In a new study, researchers found that an irregular sleep schedule can increase a person’s risk of depression over the long term as much as getting fewer hours of sleep overall, or staying up late most nights.
Even when it comes to just their mood the next day, people whose waking time varies from day to day may find themselves in as much of a foul mood as those who stayed up extra late the night before or got up extra early that morning.
The research was conducted by a team at Michigan Medicine.
In the study, the team uses data from direct measurements of the sleep and mood of more than 2,100 early-career physicians over one year.
The interns all experienced the long intense workdays and irregular work schedules that are the hallmark of this time in medical training.
Those factors, changing from day to day, altered their ability to have regular sleep schedules.
The team tracked the interns’ sleep and other activity through commercial devices worn on their wrists and asking them to report their daily mood on a smartphone app and take quarterly tests for signs of depression.
They found that people who had variable sleep schedules were more likely to score higher on depression symptom questionnaires and to have lower daily mood ratings.

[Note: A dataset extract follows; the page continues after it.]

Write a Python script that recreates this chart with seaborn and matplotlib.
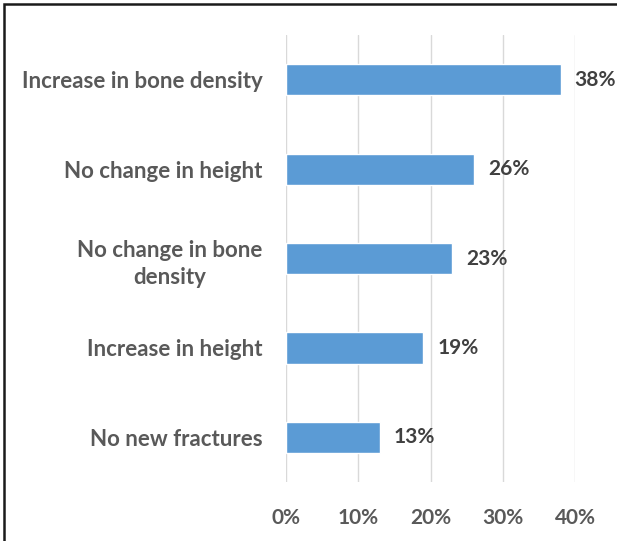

Those who regularly stayed up late, or got the fewest hours of sleep, also scored higher on depression symptoms and lower on daily mood.
The findings add to what’s already known about the association between sleep, daily mood and long-term risk of depression.
They highlight sleep consistency as an important factor to target in depression and wellness.
One author of the study is Yu Fang, M.S.E., a research specialist at the Michigan Neuroscience Institute.
The study is published in npj Digital Medicine.